TCS Daily

SOXing It to Small Businesses

By Stephen Bainbridge - April 12, 2005 12:00 AM

On April 13th, the Securities and Exchange Commission will (finally) hold a hearing on the impact of Sarbanes-Oxley's internal controls reporting requirements. It's a small step in the right direction.

It's now beyond dispute that Sarbanes-Oxley has imposed a much higher regulatory burden on US public corporations than the law's sponsors ever imagined. It's also beyond dispute that those costs are disproportionately borne by small business.

Although many SOX provisions impact small business, the worst offender appears to be Section 404, which requires inclusion of internal control disclosures in each public corporation's annual report. This disclosure statement must include: (1) a written confirmation by which firm management acknowledges its responsibility for establishing and maintaining a system of internal controls and procedures for financial reporting; (2) an assessment, as of the end of the most recent fiscal year, of the effectiveness of the firm's internal controls; and (3) a written attestation by the firm's outside auditor confirming the adequacy and accuracy of those controls and procedures.

Study after study confirms that Section 404 has imposed huge costs on American business:

  • By one estimate, some companies will incur 20,000 staff hours to comply with Section 404, something the SEC estimated would take only 383 staff hours.
  • A Financial Executives International survey of 321 companies found that firms with greater than $5 billion in revenues spend an average of $4.7 million per year just to implement SOX section 404.
  • A survey by Foley & Lardner found that the average cost of being public for a company with annual revenue under $1 billion increased by $1.6 million -- 130% -- after SOC went into force.

In fairness, it must be acknowledged that some of these costs were one-time expenses incurred to bring firms' internal controls up to snuff.

Yet, many of these costs do in fact recur year after year. The internal control process post- Section 404 is heavily reliant on on-going documentation. Auditors are obliged to assume that the firm's financial control are not adequate absent full documentation of the financial accounting processes. As a result, firms must constantly ensure that they are creating the requisite paper trail.

Other on-going expenses documented by the Foley & Larnder study included legal fees, D&O insurance policy premium increases, and the need to pay higher director fees in order to attract qualified independent directors to serve on boards of directors. (The expanding duties and liability exposure of such directors has become a major recruiting problem for many firms.)

Finally, the Foley & Lardner study found that these costs are disproportionately borne by smaller public firms. That finding is confirmed by data from a study by three University of Georgia economists, who found that post-SOX director compensation increases have been much worse at small firms:

There is also strong evidence that SOX has imposed disproportionate burdens on small firms.
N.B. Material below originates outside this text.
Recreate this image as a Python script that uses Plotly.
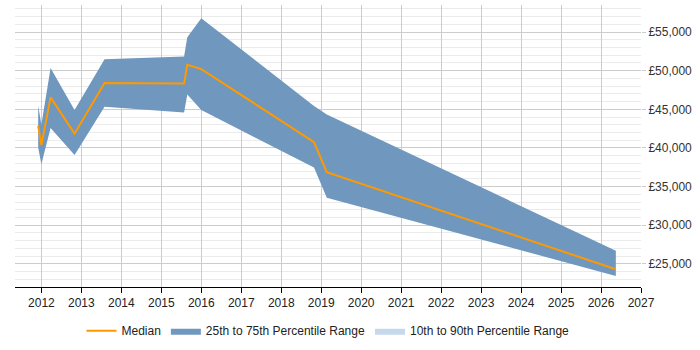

For example, small firms paid $5.91 to non-employee directors on every $1,000 in sales in the pre-SOX period, which increased to $9.76 on every $1000 in sales in the post-SOX period. In contrast, large firms incurred 13 cents in director cash compensation per $1,000 in sales in the Pre-SOX period, which increased only to 15 cents in the Post-SOX period.

These costs have distorted very substantially corporate financing decisions. Amity Shlaes recently wrote an op-ed that appeared in TCS providing a fascinating look at how SOX discouraged one firm from using an IPO to raise money in the capital markets. This is not just an isolated case. As law professor Larry Ribstein observed, it appears that start-up "companies are opting for financing from private-equity firms," rather than going public. In the long run, or perhaps the not so long run, closing the public capital markets to start-ups may have a very negative effect on the economy, according to Ribstein: "since going public is an important venture capital exit strategy, partially closing the exit could impede start-up financing, and therefore make it harder to get ideas off the ground."

It isn't just start-ups that are being affected, moreover. The Foley & Lardner study found that 21% of the respondent firms were considering going private. A study by law professor William Carney found that of 114 companies that went private in 2004, 44 specifically cited SOX compliance costs as one of the reasons they were doing so.

In sum, SOX imposes high regulatory costs that place particular burdens on smaller publicly-held companies. As a result, many firms are deciding not to go public, while a substantial number of public firms are going private.

SOX thus reduces investor choice, makes many investments less liquid, and in the long run likely will discourage entrepreneurship by denying start-ups access to financing in the capital markets.

One hopes the SEC will get an earful on these topics at the April 13th hearing. One also hopes the SEC decides to do something about it, by carving out exemptions for smaller firms from the more burdensome aspects of SOX compliance.